Sometimes what you’ll discover may be uncomfortable. In 1993, Virgin Atlantic discovered that BA had gained access to confidential files and was using these to poach customers from the airline. This led to a protracted court case – BA lost.

More recently, the Canadian insurer, Fairfax, was the target of a campaign of malicious disinformation from a group of Wall Street Hedge Fund managers. The company is now suing them for $6 billion – claiming that their aim was to manipulate the market by creating uncertainty about the company and its future. These include a variety of dirty tricks – false emails and letters, espionage attempts and more.

The lesson from these two cases (and there are many more) is that it is important to watch out for what others are doing to you.
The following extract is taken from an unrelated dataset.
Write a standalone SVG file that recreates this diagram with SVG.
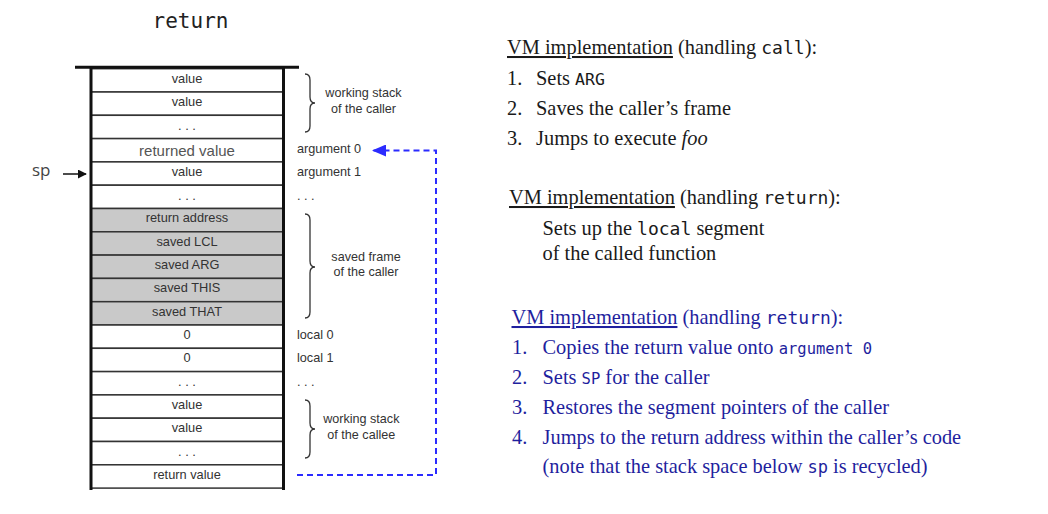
<svg xmlns="http://www.w3.org/2000/svg" width="1048" height="514" viewBox="0 0 1048 514">
<style>
.cell{fill:#ffffff;stroke:#333333;stroke-width:1.5}
.frame{fill:#c9c9c9;stroke:#333333;stroke-width:1.5}
.ct{font-family:"Liberation Sans",Arial,sans-serif;font-size:12.8px;fill:#333333;text-anchor:middle}
.big{font-size:15px;fill:#555555}
.side{font-family:"Liberation Sans",Arial,sans-serif;font-size:12.7px;fill:#333333}
.bt{font-family:"Liberation Sans",Arial,sans-serif;font-size:12.6px;fill:#333333;text-anchor:middle}
.brace{fill:none;stroke:#333333;stroke-width:1.3}
.wall{stroke:#111111;stroke-width:3;fill:none}
.mono{font-family:"DejaVu Sans Mono","Liberation Mono",monospace}
.serif{font-family:"Liberation Serif","Times New Roman",serif;font-size:20.4px}
.black{fill:#1a1a1a}
.blue{fill:#1f1f9e}
.dash{fill:none;stroke:#2b2bff;stroke-width:2;stroke-dasharray:6 4}
</style>
<defs>
<marker id="bluehead" viewBox="0 0 14 12" refX="13" refY="6" markerWidth="14" markerHeight="12" markerUnits="userSpaceOnUse" orient="auto">
<path d="M0,0 L14,6 L0,12 Z" fill="#2b2bff"/>
</marker>
<marker id="blackhead" viewBox="0 0 10 10" refX="9" refY="5" markerWidth="9" markerHeight="9" markerUnits="userSpaceOnUse" orient="auto">
<path d="M0,0 L10,5 L0,10 Z" fill="#111111"/>
</marker>
</defs>
<rect width="1048" height="514" fill="#ffffff"/>

<text id="title" x="190.5" y="28" class="mono" font-size="21" fill="#222222" text-anchor="middle">return</text>

<g id="sp-pointer">
<text x="32" y="176" font-family="'Open Sans','Noto Sans',sans-serif" font-size="17" fill="#444444">sp</text>
</g>

<g id="stack">
<g id="row0"><rect class="cell" x="91" y="68.7" width="192" height="23.3"/><text class="ct" x="187" y="83.3">value</text></g>
<g id="row1"><rect class="cell" x="91" y="92" width="192" height="23.3"/><text class="ct" x="187" y="106.3">value</text></g>
<g id="row2"><rect class="cell" x="91" y="115.3" width="192" height="23.3"/><text class="ct" x="187" y="129.6">. . .</text></g>
<g id="row3"><rect class="cell" x="91" y="138.6" width="192" height="23.3"/><text class="ct big" x="187" y="156">returned value</text></g>
<g id="row4"><rect class="cell" x="91" y="161.9" width="192" height="23.3"/><text class="ct" x="187" y="176">value</text></g>
<g id="row5"><rect class="cell" x="91" y="185.2" width="192" height="23.3"/><text class="ct" x="187" y="199.5">. . .</text></g>
<g id="row6"><rect class="frame" x="91" y="208.5" width="192" height="23.3"/><text class="ct" x="187" y="222">return address</text></g>
<g id="row7"><rect class="frame" x="91" y="231.8" width="192" height="23.3"/><text class="ct" x="187" y="245.6">saved LCL</text></g>
<g id="row8"><rect class="frame" x="91" y="255.1" width="192" height="23.3"/><text class="ct" x="187" y="268.9">saved ARG</text></g>
<g id="row9"><rect class="frame" x="91" y="278.4" width="192" height="23.3"/><text class="ct" x="187" y="292.2">saved THIS</text></g>
<g id="row10"><rect class="frame" x="91" y="301.7" width="192" height="23.3"/><text class="ct" x="187" y="315.5">saved THAT</text></g>
<g id="row11"><rect class="cell" x="91" y="325" width="192" height="23.3"/><text class="ct" x="187" y="339">0</text></g>
<g id="row12"><rect class="cell" x="91" y="348.3" width="192" height="23.3"/><text class="ct" x="187" y="362.3">0</text></g>
<g id="row13"><rect class="cell" x="91" y="371.6" width="192" height="23.3"/><text class="ct" x="187" y="385.6">. . .</text></g>
<g id="row14"><rect class="cell" x="91" y="394.9" width="192" height="23.3"/><text class="ct" x="187" y="408.9">value</text></g>
<g id="row15"><rect class="cell" x="91" y="418.2" width="192" height="23.3"/><text class="ct" x="187" y="432.2">value</text></g>
<g id="row16"><rect class="cell" x="91" y="441.5" width="192" height="23.3"/><text class="ct" x="187" y="455.5">. . .</text></g>
<g id="row17"><rect class="cell" x="91" y="464.8" width="192" height="23.3"/><text class="ct" x="187" y="478.8">return value</text></g>
<g id="walls">
<line class="wall" x1="91" y1="67" x2="91" y2="490"/>
<line class="wall" x1="283.5" y1="67" x2="283.5" y2="490"/>
<line class="wall" x1="75" y1="67.2" x2="299" y2="67.2" stroke-width="3.5"/>
</g>
</g>

<g id="side-labels">
<text class="side" x="297" y="152.7">argument 0</text>
<text class="side" x="297" y="176">argument 1</text>
<text class="side" x="297" y="199.5">. . .</text>
<text class="side" x="297" y="339">local 0</text>
<text class="side" x="297" y="362.3">local 1</text>
<text class="side" x="297" y="385.6">. . .</text>
</g>

<g id="brace-caller-stack">
<path class="brace" d="M305,74 Q310,74 310,80 L310,97 Q310,103 315,103 Q310,103 310,109 L310,126 Q310,132 305,132"/>
<text class="bt" x="363.5" y="97">working stack</text>
<text class="bt" x="363.5" y="113">of the caller</text>
</g>
<g id="brace-saved-frame">
<path class="brace" d="M305,214 Q310,214 310,220 L310,261 Q310,267 315,267 Q310,267 310,273 L310,312 Q310,318 305,318"/>
<text class="bt" x="366" y="260.7">saved frame</text>
<text class="bt" x="366" y="276">of the caller</text>
</g>
<g id="brace-callee-stack">
<path class="brace" d="M305,400 Q310,400 310,406 L310,423 Q310,429 315,429 Q310,429 310,435 L310,452 Q310,458 305,458"/>
<text class="bt" x="361.3" y="423.3">working stack</text>
<text class="bt" x="361.3" y="439">of the callee</text>
</g>

<g id="connectors">
<line x1="63" y1="174" x2="86" y2="174" stroke="#111111" stroke-width="1.5" marker-end="url(#blackhead)"/>
<path class="dash" d="M297,475 L436,475 L436,150.5 L373,150.5" marker-end="url(#bluehead)"/>
</g>

<g id="call-block" class="serif black">
<text x="507" y="54"><tspan text-decoration="underline">VM implementation</tspan> (handling <tspan class="mono" font-size="18">call</tspan>):</text>
<text x="507" y="85">1.</text><text x="536" y="85">Sets <tspan class="mono" font-size="16.5">ARG</tspan></text>
<text x="507" y="115">2.</text><text x="536" y="115">Saves the caller’s frame</text>
<text x="507" y="145">3.</text><text x="536" y="145">Jumps to execute <tspan font-style="italic">foo</tspan></text>
</g>

<g id="return-local-block" class="serif black">
<text x="509" y="204"><tspan text-decoration="underline">VM implementation</tspan> (handling <tspan class="mono" font-size="18">return</tspan>):</text>
<text x="542.5" y="235">Sets up the <tspan class="mono" font-size="18">local</tspan> segment</text>
<text x="542.5" y="260">of the called function</text>
</g>

<g id="return-block" class="serif blue">
<text x="511.5" y="324"><tspan text-decoration="underline">VM implementation</tspan> (handling <tspan class="mono" font-size="18">return</tspan>):</text>
<text x="512" y="354">1.</text><text x="542.5" y="354">Copies the return value onto <tspan class="mono" font-size="15.5">argument 0</tspan></text>
<text x="512" y="384">2.</text><text x="542.5" y="384">Sets <tspan class="mono" font-size="15.5">SP</tspan> for the caller</text>
<text x="512" y="414">3.</text><text x="542.5" y="414">Restores the segment pointers of the caller</text>
<text x="512" y="444">4.</text><text x="542.5" y="444">Jumps to the return address within the caller’s code</text>
<text x="542.5" y="473">(note that the stack space below <tspan class="mono" font-size="17">sp</tspan> is recycled)</text>
</g>
</svg>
Don’t assume that your competitors always play fair – some don’t.

You need to keep a look out for unethical practices:

  • the phone call from the “student” asking for help with a school project;
  • the visit from an “industry analyst” claiming to be writing a stock report

and so on.

Always check that they are who they say they are before confiding anything. If suspicious refuse to give any information away.

Even more important, beware of scams that may try and lull you into a false sense of security: the “official” who claims to be a government tax inspector, who then gives a phone number that you can use to check him up. Except that the people answering the phone are in on the scam! (For any official organizations it should be easy to verify that the phone number is real).

Or the organization using a fake, but official sounding name (e.g. in the UK, many companies are conned into paying more than needed by companies calling themselves things like “Data Protection Office Ltd” which sounds sufficiently similar to the real Data Protection Registrar.)

The old adage Buyer Beware (Caveat Emptor) holds. A key intelligence topic that all companies should include in their armory is the one that focuses on what competitors are doing aimed directly at you – what they are saying, what they thinking, and what they are doing, especially if they have a propensity to play dirty!